In the advanced democracies of the West, former presidents return to the real world of ordinary mortals at the end of their tenure and are expected to live by the limitations of mortals in a republican setting. Check Angela Merkel’s modest apartment block abode in East Berlin. Check Barrack Obama’s ordinary residence in a Washington precinct. In contrast, former Nigerian presidents literally enroll into a pantheon of men transformed into virtual deities.
It is not the power and privilege of office that is at issue here. It is the destructive role of the ‘cash and carry’ culture on the development of Nigeria’s democracy that ought to be the lingering concern from this week’s party primaries. The success of most of the primaries should be commended in spite of the observed lapses in places.

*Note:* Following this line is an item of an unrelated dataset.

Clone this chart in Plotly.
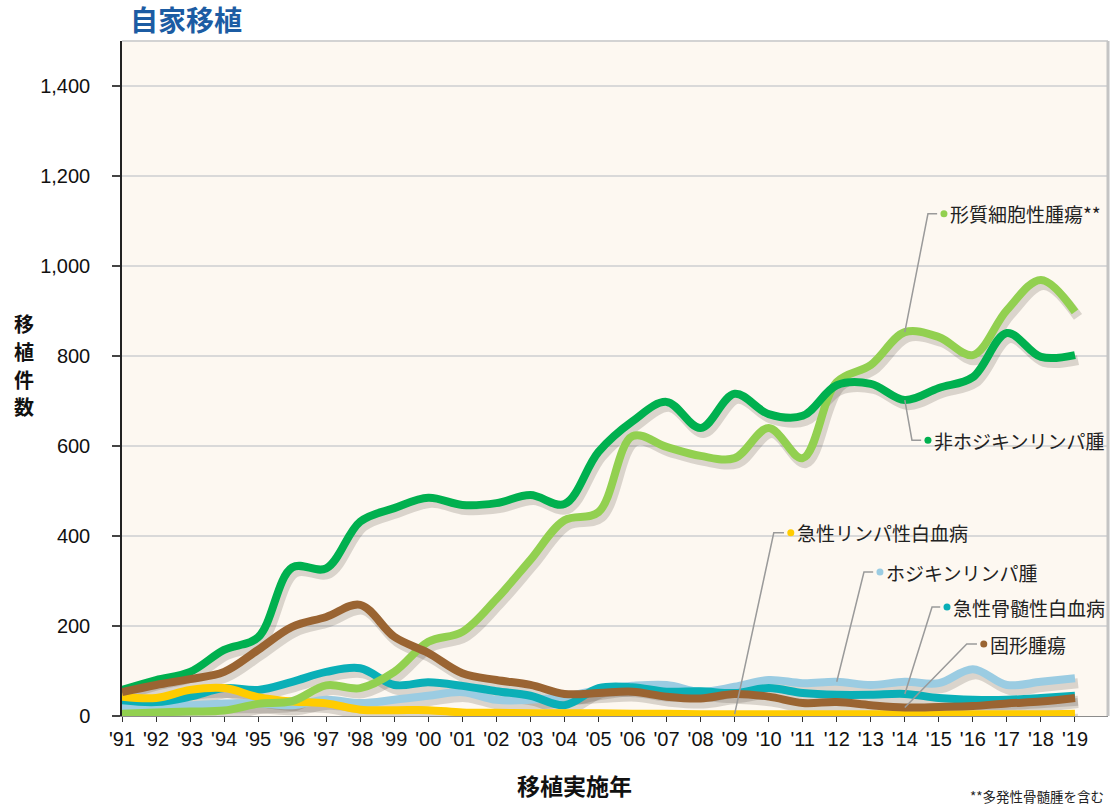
import plotly.graph_objects as go

years = list(range(1991, 2020))
year_labels = ["'" + str(y)[2:] for y in years]

# 自家移植 件数 (読み取り値)
nhl = [58, 80, 98, 147, 175, 330, 328, 432, 462, 485, 469, 473, 491, 471, 587,
       655, 698, 640, 716, 671, 667, 735, 738, 702, 729, 753, 851, 798, 802]
mm = [5, 8, 10, 12, 27, 33, 68, 62, 98, 165, 187, 260, 347, 435, 453,
      622, 598, 578, 573, 640, 573, 742, 780, 853, 842, 802, 902, 969, 898]
st = [53, 69, 82, 98, 147, 198, 220, 247, 176, 140, 95, 80, 69, 49, 51,
      54, 43, 39, 49, 43, 29, 31, 24, 19, 20, 22, 28, 32, 40]
aml = [35, 31, 43, 62, 58, 76, 98, 106, 69, 75, 67, 55, 45, 24, 62,
       64, 54, 55, 51, 62, 51, 47, 47, 49, 40, 36, 36, 40, 45]
hl = [18, 21, 24, 28, 28, 24, 36, 29, 36, 45, 53, 36, 36, 43, 58,
      67, 69, 54, 65, 80, 73, 76, 69, 76, 73, 104, 69, 76, 84]
all_ = [43, 40, 58, 62, 42, 32, 28, 14, 13, 13, 8, 7, 6, 6, 6,
        5, 5, 4, 4, 4, 4, 4, 4, 4, 4, 4, 4, 4, 5]

# draw order: bottom -> top
series = [
    ("ホジキンリンパ腫", hl, "#9BCCE2"),
    ("急性骨髄性白血病", aml, "#0AAFB7"),
    ("急性リンパ性白血病", all_, "#FFCC00"),
    ("形質細胞性腫瘍**", mm, "#92D050"),
    ("非ホジキンリンパ腫", nhl, "#00B04F"),
    ("固形腫瘍", st, "#9A6432"),
]

# label: name -> (dot x, label y, corner x, anchor year)
labels = {
    "形質細胞性腫瘍**": (2015.15, 1116, 2014.68, 2014),
    "非ホジキンリンパ腫": (2014.68, 613, 2014.21, 2014),
    "急性リンパ性白血病": (2010.65, 407, 2010.15, 2009),
    "ホジキンリンパ腫": (2013.27, 320, 2012.80, 2012),
    "急性骨髄性白血病": (2015.24, 242, 2014.80, 2014),
    "固形腫瘍": (2016.32, 160, 2015.82, 2014),
}

x0, x1 = 1991, 2019.97
y0, y1 = 0, 1500
dx = 3 / 34.0   # shadow offset in years (~3px)
dy = 5 / 0.45   # shadow offset in units (~5px)

fig = go.Figure()

# shadows on the shifted base axes
for name, vals, col in series:
    fig.add_trace(go.Scatter(x=years, y=vals, mode='lines', line_shape='spline',
                             line=dict(color='rgba(60,50,40,0.18)', width=10),
                             xaxis='x', yaxis='y', hoverinfo='skip'))

for name, vals, col in series:
    fig.add_trace(go.Scatter(x=years, y=vals, mode='lines', name=name, line_shape='spline',
                             line=dict(color=col, width=8),
                             xaxis='x2', yaxis='y2'))

shapes = []
annotations = []
dot_x, dot_y, dot_c = [], [], []
for name, vals, col in series:
    lx, ly, cx, ay = labels[name]
    av = vals[years.index(ay)]
    shapes.append(dict(type='path', xref='x2', yref='y2',
                       path=f"M {ay},{av} L {cx},{ly} L {lx - 0.2},{ly}",
                       line=dict(color='#9A9A9A', width=1.5)))
    dot_x.append(lx)
    dot_y.append(ly)
    dot_c.append(col)
    annotations.append(dict(x=lx, y=ly, xref='x2', yref='y2', text=name, showarrow=False,
                            xanchor='left', yanchor='middle', xshift=4,
                            font=dict(family="Noto Sans CJK JP", size=19, color='#222222')))

fig.add_trace(go.Scatter(x=dot_x, y=dot_y, mode='markers', marker=dict(color=dot_c, size=7),
                         xaxis='x2', yaxis='y2', hoverinfo='skip'))

# borders
shapes.append(dict(type='line', xref='paper', yref='paper', x0=0, x1=1, y0=1, y1=1,
                   line=dict(color='#D3D3D3', width=2)))
shapes.append(dict(type='line', xref='paper', yref='paper', x0=1, x1=1, y0=0, y1=1,
                   line=dict(color='#C4C4C4', width=3)))

W, H = 1115, 805
L, R, T, B = 122, 7, 41, 89
pw, ph = W - L - R, H - T - B


def px2paper(px, py):
    return (px - L) / pw, (H - B - py) / ph


def text_at(px, py, text, size, color='#111111', anchor='center'):
    x, y = px2paper(px, py)
    return dict(x=x, y=y, xref='paper', yref='paper', text=text, showarrow=False,
                xanchor=anchor, yanchor='middle',
                font=dict(family="Noto Sans CJK JP", size=size, color=color))


annotations.append(text_at(186, 19, "<b>自家移植</b>", 28, '#1C5CA3'))
for ch, py in zip("移植件数", [323, 351, 379, 407]):
    annotations.append(text_at(24, py, "<b>" + ch + "</b>", 20))
annotations.append(text_at(574, 785, "<b>移植実施年</b>", 23))
annotations.append(text_at(1106, 796, "**多発性骨髄腫を含む", 13.5, '#222222', 'right'))

fig.update_layout(
    width=W, height=H,
    margin=dict(l=L, r=R, t=T, b=B),
    paper_bgcolor='white',
    plot_bgcolor='#FDF8F1',
    showlegend=False,
    xaxis=dict(range=[x0 - dx, x1 - dx], visible=False),
    yaxis=dict(range=[y0 + dy, y1 + dy], visible=False),
    xaxis2=dict(overlaying='x', anchor='y2', range=[x0, x1],
                tickvals=years, ticktext=year_labels,
                ticks='outside', ticklen=5, tickcolor='#333333', tickwidth=1,
                showline=True, linecolor='#8C8C8C', linewidth=1,
                showgrid=False, zeroline=False,
                tickfont=dict(family="Liberation Sans", size=20, color='#111111')),
    yaxis2=dict(overlaying='y', anchor='x2', side='left', range=[y0, y1],
                tickvals=[0, 200, 400, 600, 800, 1000, 1200, 1400],
                tickformat=',d',
                ticks='outside', ticklen=8, tickcolor='#444444', tickwidth=1.5,
                ticklabelstandoff=18,
                showline=True, linecolor='#222222', linewidth=1.5,
                showgrid=True, gridcolor='#D9D9D9', gridwidth=1.5, zeroline=False,
                tickfont=dict(family="Liberation Sans", size=20, color='#111111')),
    shapes=shapes,
    annotations=annotations,
)

fig.write_html("out.html", config={'displayModeBar': False},
               post_script="document.body.style.margin='0';")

The monetization of our democracy and its processes is dangerous. Political parties that charge a fee of N100 million for a presidential nomination form can only be the prime promoter of a regime of corruption. A presidential ticket procured on a transactional basis can at best produce a mercantile president. A leader who literally bought his way into office cannot be trusted to honour the social contract which is a non transactional bond between a leader and his fellow citizens.